Trump’s school is being sued in San Diego for fraud for failing to deliver on promises. On the Sunday morning talk shows, Trump accused U.S. District Judge Gonzalo Curiel of bias because of his Mexican heritage and Trump’s vow to build a wall separating the United States and Mexico. He said if any other judge had been handling the case, it already would have been dismissed.
“If he was giving me fair rulings, I wouldn’t be talking to you this way,” Trump said on CNN’s “State of the Union.” “I think that’s [ethnicity] why he’s doing it. … He’s proud of his heritage. I’m building a wall. … He’s a Mexican.”
Following the same logic, Trump said he didn't think a Muslim judge could be fair to him because of his desire to temporarily block Muslims from entering the country.
Curiel was born in East Chicago, Indiana, to Mexican immigrant parents and was appointed to the bench in 2006 by former Republican California Gov. Arnold Schwarzenegger. Curiel last week released documents in the Trump University case, indicating some of the school’s employees were encouraged to get students to max out their credit cards to take the seminars.
Stopping short of calling Trump’s remarks racist, McConnell said on NBC’s “Meet the Press” he disagreed with Trump.
“This is a man [Curiel] who was born in Indiana. All of us come from somewhere else. … That’s an important part of what makes America work,” the Senate majority leader said, adding he hopes Trump will change his attitude before he fully alienates the Hispanic vote.
Trump already was in hot water for his remarks on Mexican immigrants. In announcing his candidacy last summer, he called many of those crossing the border without proper documentation “rapists” and drug dealers.
“I think it's a big mistake for our party to write off Latino-Americans,” McConnell said.
Trump, however, said he has no problem with Latinos.

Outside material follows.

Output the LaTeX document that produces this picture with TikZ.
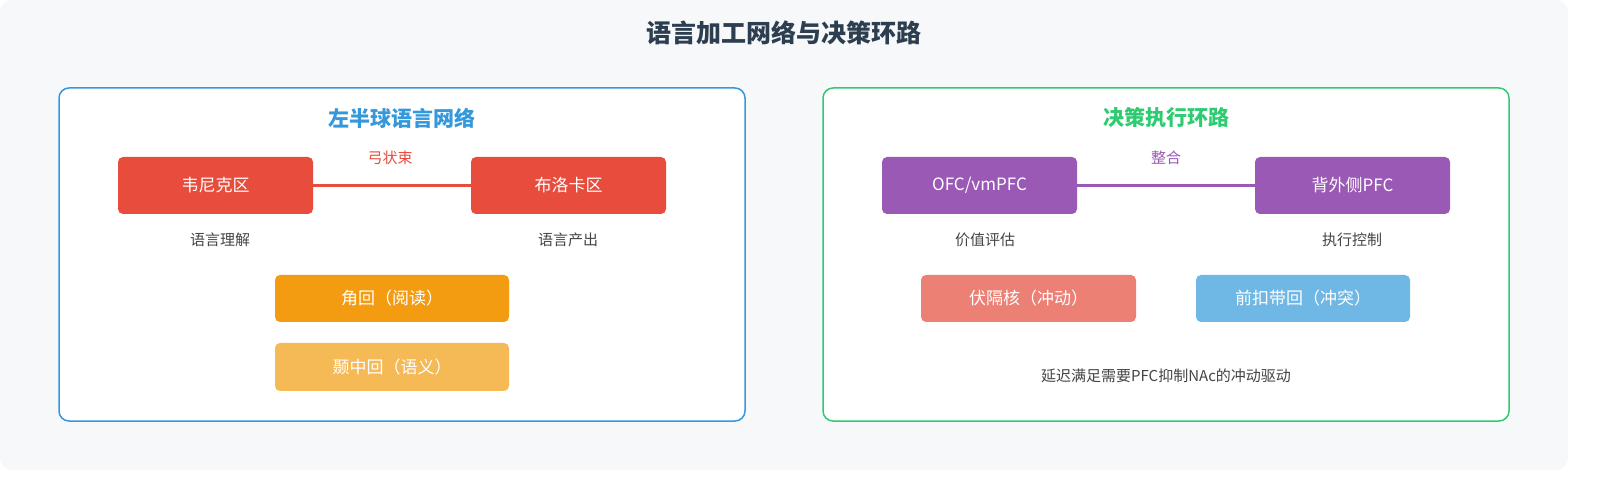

House Speaker Ryan, who tepidly endorsed Trump in an op-ed last week published in the Janesville Gazette, told WISN, Milwaukee, Friday he doesn’t understand Trump’s reasoning on attacking the judge.
“Look, the comment about the judge the other day just was out of left field for my mind. ... I completely disagree with the thinking behind that. And so, he clearly says and does things I don’t agree with, and I’ve had to speak up on time to time when that has occurred, and I’ll continue to do that if it’s necessary. I hope it’s not,” Ryan said.